* RECORDS SUPPLIED:

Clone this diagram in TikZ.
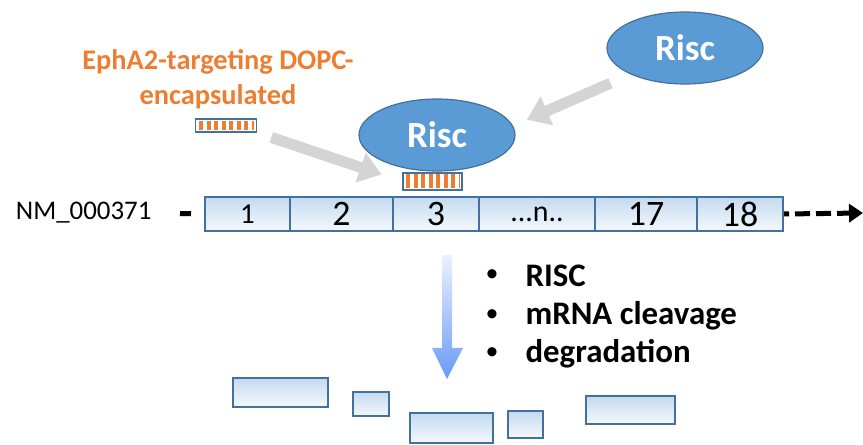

* * *

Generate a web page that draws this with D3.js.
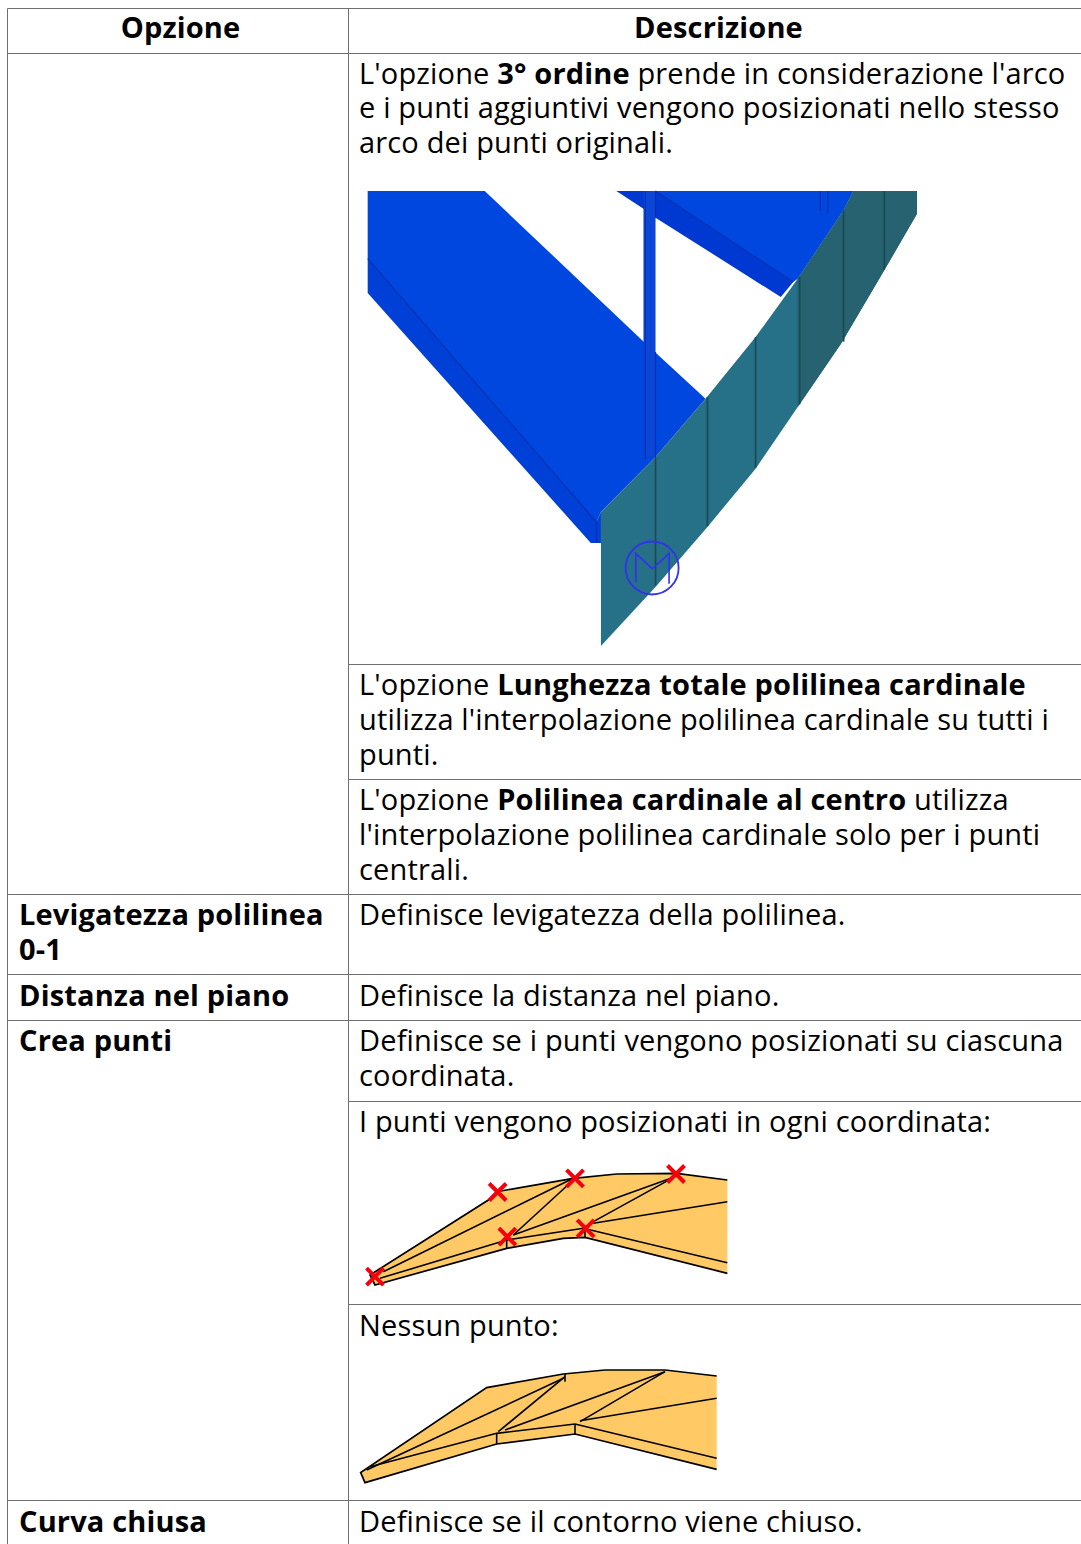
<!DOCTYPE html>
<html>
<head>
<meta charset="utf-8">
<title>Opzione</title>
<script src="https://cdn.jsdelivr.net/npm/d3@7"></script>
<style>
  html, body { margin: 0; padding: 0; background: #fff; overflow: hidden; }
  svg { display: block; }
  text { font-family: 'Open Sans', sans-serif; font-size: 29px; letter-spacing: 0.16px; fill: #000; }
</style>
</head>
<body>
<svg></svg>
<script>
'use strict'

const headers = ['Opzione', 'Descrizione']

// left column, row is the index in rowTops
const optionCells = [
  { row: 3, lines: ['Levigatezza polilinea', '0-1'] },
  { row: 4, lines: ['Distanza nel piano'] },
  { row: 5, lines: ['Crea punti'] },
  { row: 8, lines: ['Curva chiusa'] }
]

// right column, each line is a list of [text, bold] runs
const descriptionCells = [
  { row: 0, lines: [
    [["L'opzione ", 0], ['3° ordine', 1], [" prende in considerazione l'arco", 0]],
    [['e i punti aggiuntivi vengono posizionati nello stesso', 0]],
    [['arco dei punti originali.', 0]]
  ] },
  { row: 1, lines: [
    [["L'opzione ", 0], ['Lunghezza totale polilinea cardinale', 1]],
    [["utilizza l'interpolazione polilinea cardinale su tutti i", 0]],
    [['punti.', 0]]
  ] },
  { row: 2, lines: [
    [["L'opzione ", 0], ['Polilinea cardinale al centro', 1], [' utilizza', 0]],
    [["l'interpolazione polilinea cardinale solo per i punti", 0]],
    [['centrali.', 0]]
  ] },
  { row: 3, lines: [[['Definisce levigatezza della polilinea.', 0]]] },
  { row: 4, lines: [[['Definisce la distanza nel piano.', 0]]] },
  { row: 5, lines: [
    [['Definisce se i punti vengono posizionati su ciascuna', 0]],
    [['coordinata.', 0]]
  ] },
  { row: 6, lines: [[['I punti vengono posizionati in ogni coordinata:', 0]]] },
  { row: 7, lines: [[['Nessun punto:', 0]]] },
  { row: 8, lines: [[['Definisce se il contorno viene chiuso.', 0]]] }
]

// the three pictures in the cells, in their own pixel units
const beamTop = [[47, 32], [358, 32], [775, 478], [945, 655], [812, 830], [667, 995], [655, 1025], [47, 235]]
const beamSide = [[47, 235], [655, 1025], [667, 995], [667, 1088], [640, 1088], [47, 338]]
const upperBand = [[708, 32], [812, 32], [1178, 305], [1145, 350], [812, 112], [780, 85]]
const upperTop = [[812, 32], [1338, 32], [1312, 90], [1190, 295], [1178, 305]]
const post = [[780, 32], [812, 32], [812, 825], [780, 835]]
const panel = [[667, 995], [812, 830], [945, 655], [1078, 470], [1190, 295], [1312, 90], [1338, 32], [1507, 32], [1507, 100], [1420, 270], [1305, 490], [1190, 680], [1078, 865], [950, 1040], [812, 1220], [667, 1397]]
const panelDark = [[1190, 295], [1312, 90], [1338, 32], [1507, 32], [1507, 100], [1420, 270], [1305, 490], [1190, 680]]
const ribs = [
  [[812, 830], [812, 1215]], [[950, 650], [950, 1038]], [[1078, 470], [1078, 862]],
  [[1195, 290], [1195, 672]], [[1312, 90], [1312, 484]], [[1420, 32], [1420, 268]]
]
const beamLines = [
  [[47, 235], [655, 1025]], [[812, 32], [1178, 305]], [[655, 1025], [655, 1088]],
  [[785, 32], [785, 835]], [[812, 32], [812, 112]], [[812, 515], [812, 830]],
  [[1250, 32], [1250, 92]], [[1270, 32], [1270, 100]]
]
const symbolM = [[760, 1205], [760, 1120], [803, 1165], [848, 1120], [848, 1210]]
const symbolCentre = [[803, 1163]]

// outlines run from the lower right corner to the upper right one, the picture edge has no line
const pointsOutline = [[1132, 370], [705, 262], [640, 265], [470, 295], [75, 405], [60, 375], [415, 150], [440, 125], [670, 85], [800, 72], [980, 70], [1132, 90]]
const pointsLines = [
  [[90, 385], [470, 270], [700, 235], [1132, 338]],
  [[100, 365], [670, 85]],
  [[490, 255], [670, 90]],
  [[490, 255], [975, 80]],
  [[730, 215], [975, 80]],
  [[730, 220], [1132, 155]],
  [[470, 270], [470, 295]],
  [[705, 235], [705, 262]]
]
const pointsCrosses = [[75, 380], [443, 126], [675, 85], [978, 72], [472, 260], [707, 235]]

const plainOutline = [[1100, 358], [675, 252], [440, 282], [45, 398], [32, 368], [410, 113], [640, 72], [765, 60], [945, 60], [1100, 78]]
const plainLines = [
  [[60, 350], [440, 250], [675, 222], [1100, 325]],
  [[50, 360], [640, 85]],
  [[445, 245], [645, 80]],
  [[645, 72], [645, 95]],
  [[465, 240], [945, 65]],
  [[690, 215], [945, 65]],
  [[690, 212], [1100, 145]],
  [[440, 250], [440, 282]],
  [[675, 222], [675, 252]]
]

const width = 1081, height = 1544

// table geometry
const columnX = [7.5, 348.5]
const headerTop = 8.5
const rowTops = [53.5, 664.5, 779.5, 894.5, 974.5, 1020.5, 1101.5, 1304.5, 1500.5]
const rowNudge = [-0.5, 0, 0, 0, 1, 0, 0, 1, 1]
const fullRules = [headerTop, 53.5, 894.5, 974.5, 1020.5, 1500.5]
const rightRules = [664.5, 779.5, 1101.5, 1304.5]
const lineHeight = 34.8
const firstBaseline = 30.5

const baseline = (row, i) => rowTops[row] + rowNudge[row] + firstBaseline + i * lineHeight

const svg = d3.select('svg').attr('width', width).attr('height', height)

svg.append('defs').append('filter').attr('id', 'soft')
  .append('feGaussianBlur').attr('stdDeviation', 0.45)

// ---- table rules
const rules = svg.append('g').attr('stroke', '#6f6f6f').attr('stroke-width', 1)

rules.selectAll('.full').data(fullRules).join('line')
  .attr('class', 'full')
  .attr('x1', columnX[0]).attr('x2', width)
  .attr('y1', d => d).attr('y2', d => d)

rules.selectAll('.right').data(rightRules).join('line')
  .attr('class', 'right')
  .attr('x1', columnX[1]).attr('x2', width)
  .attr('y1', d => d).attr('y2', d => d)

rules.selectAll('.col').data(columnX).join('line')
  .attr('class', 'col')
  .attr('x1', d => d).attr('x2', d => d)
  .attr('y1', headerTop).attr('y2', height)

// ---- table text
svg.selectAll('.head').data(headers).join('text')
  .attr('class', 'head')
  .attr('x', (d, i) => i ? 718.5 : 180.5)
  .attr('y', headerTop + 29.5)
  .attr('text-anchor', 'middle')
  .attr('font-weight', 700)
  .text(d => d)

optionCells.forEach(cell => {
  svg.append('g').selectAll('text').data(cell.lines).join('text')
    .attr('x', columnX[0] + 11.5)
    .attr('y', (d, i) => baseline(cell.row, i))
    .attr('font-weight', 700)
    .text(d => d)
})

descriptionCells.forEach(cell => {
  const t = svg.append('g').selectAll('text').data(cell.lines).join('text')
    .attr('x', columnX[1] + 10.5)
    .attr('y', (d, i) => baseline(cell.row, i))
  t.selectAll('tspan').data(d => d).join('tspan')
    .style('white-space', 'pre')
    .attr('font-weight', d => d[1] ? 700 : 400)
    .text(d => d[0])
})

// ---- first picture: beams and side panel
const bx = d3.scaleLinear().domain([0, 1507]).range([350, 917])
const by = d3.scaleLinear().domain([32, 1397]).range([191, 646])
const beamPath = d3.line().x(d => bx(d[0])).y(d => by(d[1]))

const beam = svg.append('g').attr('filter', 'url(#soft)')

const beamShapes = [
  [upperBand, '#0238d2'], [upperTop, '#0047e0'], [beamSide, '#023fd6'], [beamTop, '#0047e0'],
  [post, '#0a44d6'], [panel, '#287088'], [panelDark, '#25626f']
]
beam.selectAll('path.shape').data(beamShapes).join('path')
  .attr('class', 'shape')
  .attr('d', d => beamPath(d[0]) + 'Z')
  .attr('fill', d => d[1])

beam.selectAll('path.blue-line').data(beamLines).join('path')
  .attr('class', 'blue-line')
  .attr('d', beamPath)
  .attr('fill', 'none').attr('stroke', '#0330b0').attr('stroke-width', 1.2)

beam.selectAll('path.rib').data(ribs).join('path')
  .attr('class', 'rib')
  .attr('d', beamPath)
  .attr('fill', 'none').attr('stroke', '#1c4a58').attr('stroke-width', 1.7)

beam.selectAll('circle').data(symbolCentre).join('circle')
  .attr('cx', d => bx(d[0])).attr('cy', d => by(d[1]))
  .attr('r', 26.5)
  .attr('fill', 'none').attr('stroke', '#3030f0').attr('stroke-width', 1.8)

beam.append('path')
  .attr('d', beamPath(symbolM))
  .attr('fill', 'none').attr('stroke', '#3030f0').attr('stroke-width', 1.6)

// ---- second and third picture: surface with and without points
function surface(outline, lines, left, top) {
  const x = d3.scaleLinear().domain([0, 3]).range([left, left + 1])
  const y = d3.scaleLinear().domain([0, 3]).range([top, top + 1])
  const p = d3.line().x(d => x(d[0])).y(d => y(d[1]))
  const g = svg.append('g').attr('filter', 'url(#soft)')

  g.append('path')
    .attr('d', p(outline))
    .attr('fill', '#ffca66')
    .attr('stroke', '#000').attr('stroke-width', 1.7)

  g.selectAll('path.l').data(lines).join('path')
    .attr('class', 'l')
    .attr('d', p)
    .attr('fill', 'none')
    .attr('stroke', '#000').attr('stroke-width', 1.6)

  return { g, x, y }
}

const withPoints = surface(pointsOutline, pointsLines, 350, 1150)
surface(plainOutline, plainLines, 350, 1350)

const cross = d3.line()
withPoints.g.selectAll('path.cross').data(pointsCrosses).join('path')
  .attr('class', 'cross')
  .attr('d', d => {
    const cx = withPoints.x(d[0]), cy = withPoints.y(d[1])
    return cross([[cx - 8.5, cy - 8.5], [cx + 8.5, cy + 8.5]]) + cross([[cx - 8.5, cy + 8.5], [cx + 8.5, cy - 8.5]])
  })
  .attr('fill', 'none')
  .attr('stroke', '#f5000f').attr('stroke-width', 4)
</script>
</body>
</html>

* WHAT YOU SHOULD DO:
Only lines that contain the word "this" are wanted; copy each of them.

* FULL SOLUTION:
Clone this diagram in TikZ.
Generate a web page that draws this with D3.js.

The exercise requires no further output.